← Back to context

Comment by elliotto

1 day ago

Ah I understand.

My startup provides a vector search system as part of its offering. A user can upload a dataset of records and build a vector index on one of its columns and perform searches. It honestly works incredibly well on a whole bunch of different domains and I was shocked at how useful it was out of the box compared to a conventional BM25 style keyword search. Since we've got this working it's completely changed the way I think about navigating unstructured text data.

If I have a dataset of 100k company website scrapes and I was looking for gyms, and I did a search for 'gym' I would get a whole bunch of conventional gyms. But I would miss companies that described themselves at fitness centers, or aquatic centers or MMA dojos. Vector search picks all of these up, but usually ranks them slightly lower.

If I'm building a RAG bot that is helping me look up companies and I search for a gym, I want the bot to have these extra companies in its context.

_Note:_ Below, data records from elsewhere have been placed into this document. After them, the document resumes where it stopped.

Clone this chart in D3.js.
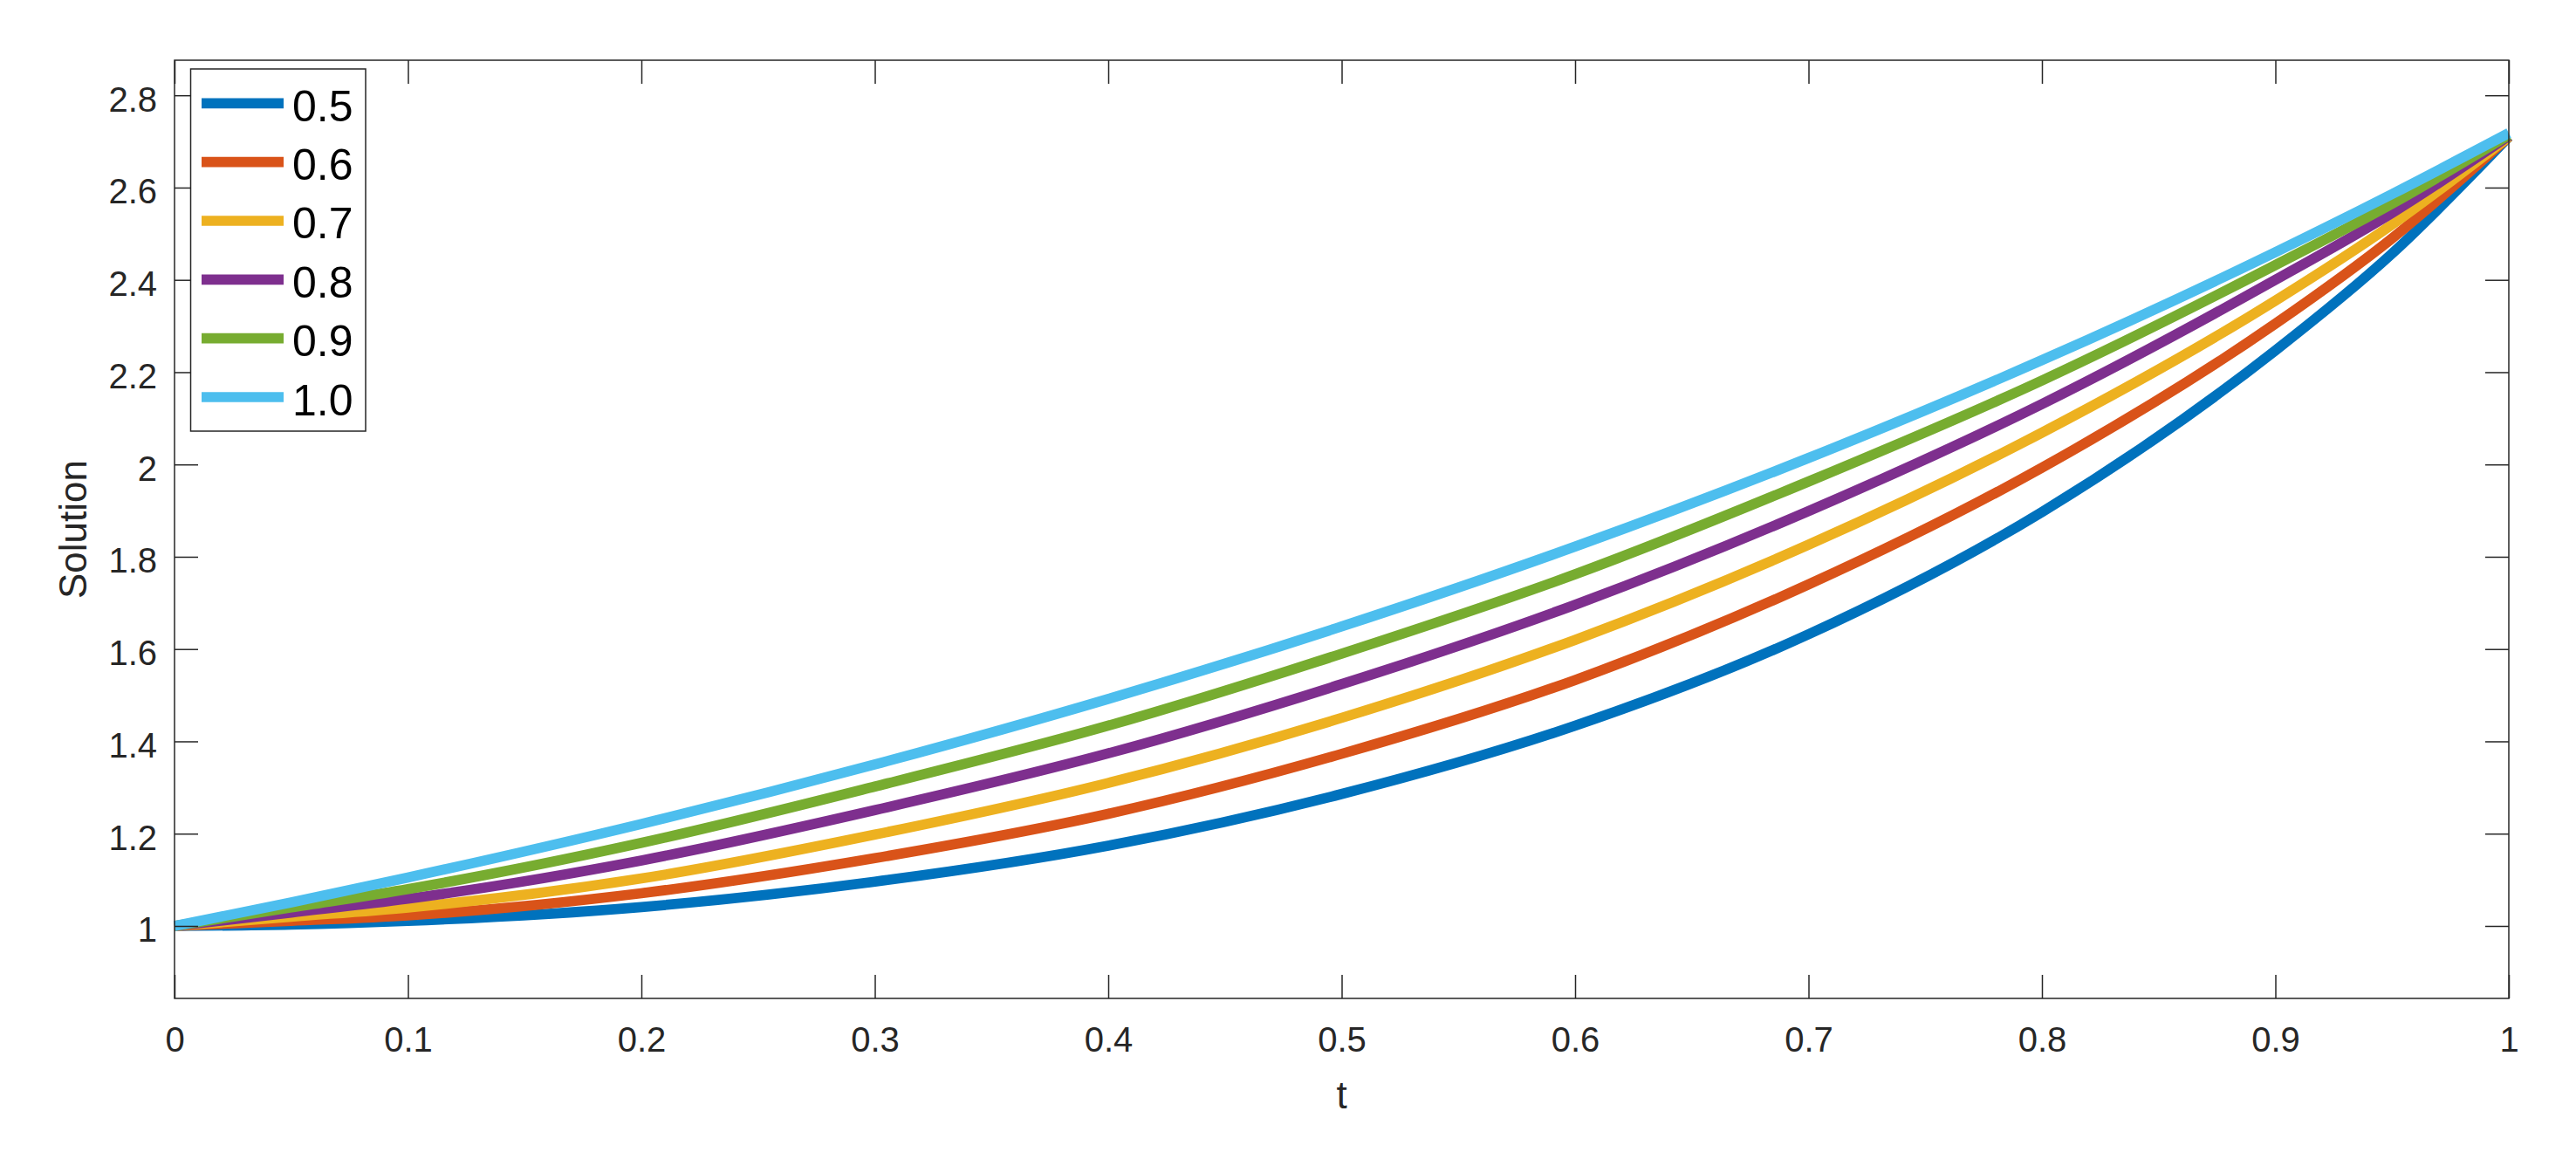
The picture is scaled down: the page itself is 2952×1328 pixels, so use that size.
<!DOCTYPE html>
<html>
<head>
<meta charset="utf-8">
<script src="https://cdn.jsdelivr.net/npm/d3@7"></script>
<style>
  html, body { margin: 0; padding: 0; background: #ffffff; }
  svg { display: block; }
  text { font-family: "Liberation Sans", Arial, Helvetica, sans-serif; }
</style>
</head>
<body>
<svg id="chart" width="2952" height="1328"></svg>
<script>
// ---- data ----
const tValues = [0, 0.05, 0.1, 0.2, 0.3, 0.4, 0.5, 0.6, 0.7, 0.8, 0.9, 0.95, 1.0];
const seriesNames = ["0.5", "0.6", "0.7", "0.8", "0.9", "1.0"];
const seriesColors = ["#0072BD", "#D95319", "#EDB120", "#7E2F8E", "#77AC30", "#4DBEEE"];
const alpha05 = [1, 1.003, 1.011, 1.041, 1.096, 1.174, 1.286, 1.434, 1.632, 1.897, 2.247, 2.457, 2.710];
const alpha06 = [1, 1.011, 1.023, 1.071, 1.147, 1.243, 1.373, 1.533, 1.740, 1.993, 2.305, 2.490, 2.710];
const alpha07 = [1, 1.020, 1.040, 1.103, 1.198, 1.310, 1.451, 1.620, 1.826, 2.069, 2.355, 2.520, 2.710];
const alpha08 = [1, 1.029, 1.059, 1.142, 1.251, 1.374, 1.524, 1.696, 1.899, 2.131, 2.400, 2.545, 2.712];
const alpha09 = [1, 1.040, 1.080, 1.180, 1.302, 1.434, 1.590, 1.762, 1.963, 2.182, 2.432, 2.565, 2.714];
const alpha10 = [1, 1.051, 1.105, 1.221, 1.350, 1.492, 1.649, 1.822, 2.014, 2.226, 2.460, 2.586, 2.718];
const seriesValues = [alpha05, alpha06, alpha07, alpha08, alpha09, alpha10];
const xTicks = [0, 0.1, 0.2, 0.3, 0.4, 0.5, 0.6, 0.7, 0.8, 0.9, 1];
const yTicks = [1, 1.2, 1.4, 1.6, 1.8, 2, 2.2, 2.4, 2.6, 2.8];
const xDomain = [0, 1];
const yDomain = [0.843, 2.876];
const xLabel = "t";
const yLabel = "Solution";

// ---- layout ----
const L = 200, R = 2875, T = 69, B = 1144;
const axisColor = "#262626";
const tickLen = 27;

const svg = d3.select("#chart");
const x = d3.scaleLinear().domain(xDomain).range([L, R]);
const y = d3.scaleLinear().domain(yDomain).range([B, T]);

// data lines
const line = d3.line()
  .x((d) => x(d[0]))
  .y((d) => y(d[1]))
  .curve(d3.curveMonotoneX);

const gLines = svg.append("g");
seriesValues.forEach((vals, i) => {
  const pts = tValues.map((t, k) => [t, vals[k]]);
  gLines.append("path")
    .datum(pts)
    .attr("d", line)
    .attr("fill", "none")
    .attr("stroke", seriesColors[i])
    .attr("stroke-width", 11.7)
    .attr("stroke-linejoin", "round");
});

// axes (box with inward ticks on all sides)
const fmt = (v) => d3.format("~g")(v);
const gAx = svg.append("g");

const bottomAxis = d3.axisBottom(x).tickValues(xTicks).tickSizeInner(-tickLen).tickSizeOuter(0).tickFormat(fmt);
const topAxis = d3.axisTop(x).tickValues(xTicks).tickSizeInner(-tickLen).tickSizeOuter(0).tickFormat(() => "");
const leftAxis = d3.axisLeft(y).tickValues(yTicks).tickSizeInner(-tickLen).tickSizeOuter(0).tickPadding(20).tickFormat(fmt);
const rightAxis = d3.axisRight(y).tickValues(yTicks).tickSizeInner(-tickLen).tickSizeOuter(0).tickFormat(() => "");

function style(g) {
  g.select(".domain").remove();
  g.selectAll(".tick line").attr("stroke", axisColor).attr("stroke-width", 1.5);
  g.selectAll(".tick text").attr("fill", axisColor).attr("font-size", 40)
    .attr("font-family", "Liberation Sans, Arial, sans-serif");
}

const gb = gAx.append("g").attr("transform", `translate(0,${B})`).call(bottomAxis).call(style);
gb.selectAll(".tick text").attr("dy", null).attr("y", 61);
const gt = gAx.append("g").attr("transform", `translate(0,${T})`).call(topAxis).call(style);
const gl = gAx.append("g").attr("transform", `translate(${L},0)`).call(leftAxis).call(style);
gl.selectAll(".tick text").attr("dy", null).attr("y", 18);
const gr = gAx.append("g").attr("transform", `translate(${R},0)`).call(rightAxis).call(style);

gAx.append("rect")
  .attr("x", L).attr("y", T).attr("width", R - L).attr("height", B - T)
  .attr("fill", "none").attr("stroke", axisColor).attr("stroke-width", 1.5);

// axis labels
svg.append("text")
  .attr("x", (L + R) / 2).attr("y", 1270)
  .attr("text-anchor", "middle")
  .attr("font-size", 44).attr("fill", axisColor)
  .text(xLabel);
svg.append("text")
  .attr("transform", `translate(99,${(T + B) / 2}) rotate(-90)`)
  .attr("text-anchor", "middle")
  .attr("font-size", 44).attr("fill", axisColor)
  .text(yLabel);

// legend
const lg = svg.append("g");
lg.append("rect")
  .attr("x", 218.5).attr("y", 79).attr("width", 200.5).attr("height", 415)
  .attr("fill", "#ffffff").attr("stroke", axisColor).attr("stroke-width", 1.5);
const rowY = d3.scaleLinear().domain([0, seriesNames.length - 1]).range([118.3, 455]);
seriesNames.forEach((name, i) => {
  const cy = rowY(i);
  lg.append("line")
    .attr("x1", 231).attr("x2", 325).attr("y1", cy).attr("y2", cy)
    .attr("stroke", seriesColors[i]).attr("stroke-width", 11.7);
  lg.append("text")
    .attr("x", 335).attr("y", cy + 20.5)
    .attr("font-size", 50).attr("fill", "#000000")
    .text(name);
});
</script>
</body>
</html>
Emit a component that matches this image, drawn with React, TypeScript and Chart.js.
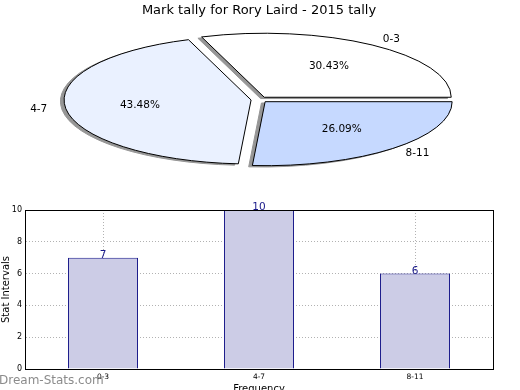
import React, { useEffect, useRef } from 'react';
import { Chart, registerables } from 'chart.js';
Chart.register(...registerables);

const chartTitle = 'Mark tally for Rory Laird - 2015 tally';
const pieLabels = ['0-3', '4-7', '8-11'];
const pieValues = [7, 10, 6];
const pieColors = ['#ffffff', '#eaf1ff', '#c6d9ff'];

const barLabels = ['0-3', '4-7', '8-11'];
const barValues = [7, 10, 6];
const yAxisTitle = 'Stat Intervals';
const xAxisTitle = 'Frequency';
const yMin = 0;
const yMax = 10;
const yStep = 2;
const watermark = 'Dream-Stats.com';

const FONT = "'DejaVu Sans', sans-serif";

// pie placement (ellipse squashed vertically)
const PIE_CX = 259.4;
const PIE_CY = 99.6;
const PIE_R = 187;
const PIE_SY = 64 / 187;
const PIE_OFF = 8.4;
const SHADOW_DX = -3.7;
const SHADOW_DY = 1.3;
const SHADOW_COLOR = 'rgb(150,150,150)';

const BAR_TOP = 195;
const BAR_H = 215;

export default function App() {
  const pieRef = useRef<HTMLCanvasElement>(null);
  const barRef = useRef<HTMLCanvasElement>(null);

  useEffect(() => {
    const pieCanvas = pieRef.current!;
    const barCanvas = barRef.current!;

    const piePlugin = {
      id: 'ellipsePie',
      beforeDatasetsDraw(chart: any) {
        const ctx = chart.ctx;
        const arcs = chart.getDatasetMeta(0).data as any[];
        const setT = (arc: any, dx: number, dy: number) => {
          const mid = (arc.startAngle + arc.endAngle) / 2;
          ctx.translate(PIE_CX + dx, PIE_CY + dy);
          ctx.scale(1, -PIE_SY);
          ctx.translate(Math.cos(mid) * PIE_OFF, Math.sin(mid) * PIE_OFF);
          ctx.translate(-arc.x, -arc.y);
        };
        arcs.forEach((arc) => {
          const orig = arc.options;
          arc.options = { ...orig, backgroundColor: SHADOW_COLOR, borderWidth: 0 };
          ctx.save();
          setT(arc, SHADOW_DX, SHADOW_DY);
          arc.draw(ctx);
          ctx.restore();
          ctx.save();
          ctx.lineWidth = 1;
          ctx.strokeStyle = SHADOW_COLOR;
          ctx.stroke();
          ctx.restore();
          arc.options = orig;
        });
        arcs.forEach((arc) => {
          ctx.save();
          setT(arc, 0, 0);
          arc.draw(ctx);
          ctx.restore();
          ctx.save();
          ctx.lineWidth = 1;
          ctx.strokeStyle = '#000';
          ctx.lineJoin = 'miter';
          ctx.stroke();
          ctx.restore();
        });
        return false;
      },
      afterDraw(chart: any) {
        const ctx = chart.ctx;
        const arcs = chart.getDatasetMeta(0).data as any[];
        const vals = chart.data.datasets[0].data as number[];
        const labels = chart.data.labels as string[];
        const total = vals.reduce((a, b) => a + b, 0);
        ctx.save();
        ctx.fillStyle = '#000';
        ctx.font = `10.5px ${FONT}`;
        ctx.textBaseline = 'middle';
        arcs.forEach((arc, i) => {
          const mid = (arc.startAngle + arc.endAngle) / 2;
          const c = Math.cos(mid);
          const s = Math.sin(mid);
          const ax = PIE_CX + c * PIE_OFF;
          const ay = PIE_CY - s * PIE_OFF * PIE_SY;
          ctx.textAlign = c > 0 ? 'left' : 'right';
          ctx.fillText(labels[i], ax + 1.1 * PIE_R * c, ay - 1.1 * PIE_R * PIE_SY * s);
          ctx.textAlign = 'center';
          const pct = ((vals[i] / total) * 100).toFixed(2) + '%';
          ctx.fillText(pct, ax + 0.6 * PIE_R * c, ay - 0.6 * PIE_R * PIE_SY * s);
        });
        ctx.font = `13px ${FONT}`;
        ctx.textAlign = 'center';
        ctx.textBaseline = 'alphabetic';
        ctx.fillText(chartTitle, 259, 14);
        ctx.restore();
      },
    };

    const pie = new Chart(pieCanvas, {
      type: 'pie',
      data: {
        labels: pieLabels,
        datasets: [
          {
            data: pieValues,
            backgroundColor: pieColors,
            borderWidth: 0,
            radius: PIE_R,
          } as any,
        ],
      },
      options: {
        animation: false,
        responsive: false,
        events: [],
        rotation: 90,
        plugins: {
          legend: { display: false },
          tooltip: { enabled: false },
          title: { display: false },
        },
      } as any,
      plugins: [piePlugin],
    });

    const barPlugin = {
      id: 'barExtras',
      afterDraw(chart: any) {
        const ctx = chart.ctx;
        const { left, right, top, bottom } = chart.chartArea;
        ctx.save();
        // frame
        ctx.strokeStyle = '#000';
        ctx.lineWidth = 1;
        ctx.strokeRect(Math.round(left) + 0.5, Math.round(top) + 0.5, Math.round(right) - Math.round(left), Math.round(bottom) - Math.round(top));
        // value labels
        const meta = chart.getDatasetMeta(0);
        const vals = chart.data.datasets[0].data as number[];
        ctx.fillStyle = '#1a1a8a';
        ctx.font = `10.5px ${FONT}`;
        ctx.textAlign = 'center';
        ctx.textBaseline = 'alphabetic';
        meta.data.forEach((bar: any, i: number) => {
          ctx.fillText(String(vals[i]), bar.x, bar.y);
        });
        // axis titles
        ctx.fillStyle = '#000';
        ctx.font = `10px ${FONT}`;
        ctx.fillText(xAxisTitle, (left + right) / 2, bottom + 23);
        ctx.save();
        ctx.translate(8.5, (top + bottom) / 2);
        ctx.rotate(-Math.PI / 2);
        ctx.fillText(yAxisTitle, 0, 0);
        ctx.restore();
        // watermark
        ctx.fillStyle = 'rgba(110,110,110,0.8)';
        ctx.font = `12px ${FONT}`;
        ctx.textAlign = 'left';
        ctx.fillText(watermark, -1, 384 - BAR_TOP);
        ctx.restore();
      },
    };

    const bar = new Chart(barCanvas, {
      type: 'bar',
      data: {
        labels: barLabels,
        datasets: [
          {
            data: barValues,
            backgroundColor: 'rgb(204,204,230)',
            borderColor: '#1a1a8a',
            borderWidth: 1,
            barPercentage: 0.449,
            categoryPercentage: 1,
          },
        ],
      },
      options: {
        animation: false,
        responsive: false,
        events: [],
        layout: { padding: { top: 15, right: 27, left: 0, bottom: 0 } },
        plugins: {
          legend: { display: false },
          tooltip: { enabled: false },
          title: { display: false },
        },
        scales: {
          x: {
            grid: { display: true, offset: false, drawTicks: false, color: 'rgba(0,0,0,0.3)', lineWidth: 1 },
            border: { display: true, color: '#000', width: 1, dash: [1, 2] },
            ticks: { font: { size: 7.5, family: FONT }, color: '#000', padding: 4, maxRotation: 0 },
            afterFit(s: any) {
              s.height = BAR_H - 174;
            },
          },
          y: {
            min: yMin,
            max: yMax,
            ticks: { stepSize: yStep, font: { size: 8, family: FONT }, color: '#000', padding: 3 },
            grid: { drawTicks: false, color: 'rgba(0,0,0,0.3)', lineWidth: 1 },
            border: { display: true, color: '#000', width: 1, dash: [1, 2] },
            afterFit(s: any) {
              s.width = 25;
            },
          },
        },
      } as any,
      plugins: [barPlugin],
    });

    return () => {
      pie.destroy();
      bar.destroy();
    };
  }, []);

  return (
    <div
      style={{
        position: 'fixed',
        left: 0,
        top: 0,
        width: 520,
        height: 390,
        overflow: 'hidden',
        background: '#fff',
      }}
    >
      <canvas
        ref={barRef}
        width={520}
        height={BAR_H}
        style={{ position: 'absolute', left: 0, top: BAR_TOP, width: 520, height: BAR_H }}
      />
      <canvas
        ref={pieRef}
        width={520}
        height={195}
        style={{ position: 'absolute', left: 0, top: 0, width: 520, height: 195 }}
      />
    </div>
  );
}
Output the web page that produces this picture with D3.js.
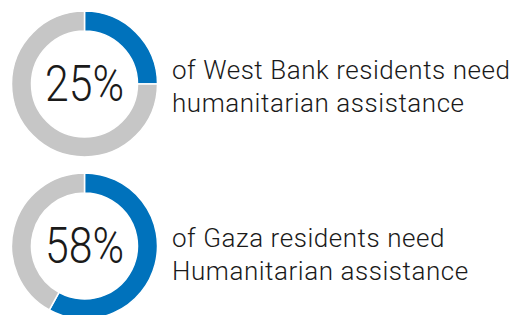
<!DOCTYPE html>
<html>
<head>
<meta charset="utf-8">
<script src="https://cdn.jsdelivr.net/npm/d3@7"></script>
<style>
  body { margin: 0; background: #fff; }
  text { font-family: Roboto, sans-serif; font-weight: 300; fill: #1a1a1a; }
</style>
</head>
<body>
<script>
const regions = ['West Bank', 'Gaza'];
const shares = [25, 58];
const captions = [
  ['of West Bank residents need', 'humanitarian assistance'],
  ['of Gaza residents need', 'Humanitarian assistance']
];

const width = 522;
const height = 315;
const outer = 73;
const inner = 53;

const svg = d3.select('body')
  .append('svg')
  .attr('width', width)
  .attr('height', height);

const pie = d3.pie().sort(null).value(d => d);
const arc = d3.arc().innerRadius(inner).outerRadius(outer);
const colors = ['#0072bc', '#c6c6c6'];

const y = d3.scaleBand()
  .domain(regions)
  .range([11, 11 + 162 * 2]);

regions.forEach((r, i) => {
  const cy = y(r) + outer;
  const g = svg.append('g')
    .attr('transform', `translate(84.5, ${cy})`);

  g.selectAll('path')
    .data(pie([shares[i], 100 - shares[i]]))
    .enter()
    .append('path')
    .attr('d', arc)
    .attr('fill', (d, j) => colors[j])
    .attr('stroke', '#fff')
    .attr('stroke-width', 1.5);

  g.append('text')
    .attr('y', 17)
    .attr('text-anchor', 'middle')
    .attr('font-size', 50)
    .attr('textLength', 79)
    .attr('lengthAdjust', 'spacingAndGlyphs')
    .text(shares[i] + '%');

  svg.append('g')
    .attr('transform', `translate(172, ${cy})`)
    .selectAll('text')
    .data(captions[i])
    .enter()
    .append('text')
    .attr('y', (d, k) => (i === 0 ? -5 : 1) + k * 33)
    .attr('font-size', 26)
    .attr('letter-spacing', 0.55)
    .text(d => d);
});
</script>
</body>
</html>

I can do a vector similarity cutoff, but I can also do a #records cutoff, so that it always has the X most relevant records in its context window.

We've found the fuzziness of the vector search to be a problem in general purpose search cases because people write searches optimizing for keyword match. We had this problem with a company using it for a dataset with highly technical product codes that the embedding search was missing. Our solution was a hybrid keyword / vector search system for these guys that prioritized keyword match but also considered vector similarity. But it's still a big issue to communicate to the user what to write in the embedding search box - whereas in RAG the bot handles all of this.

I think it's an unsolved problem and there continuous to be enormous development in this space.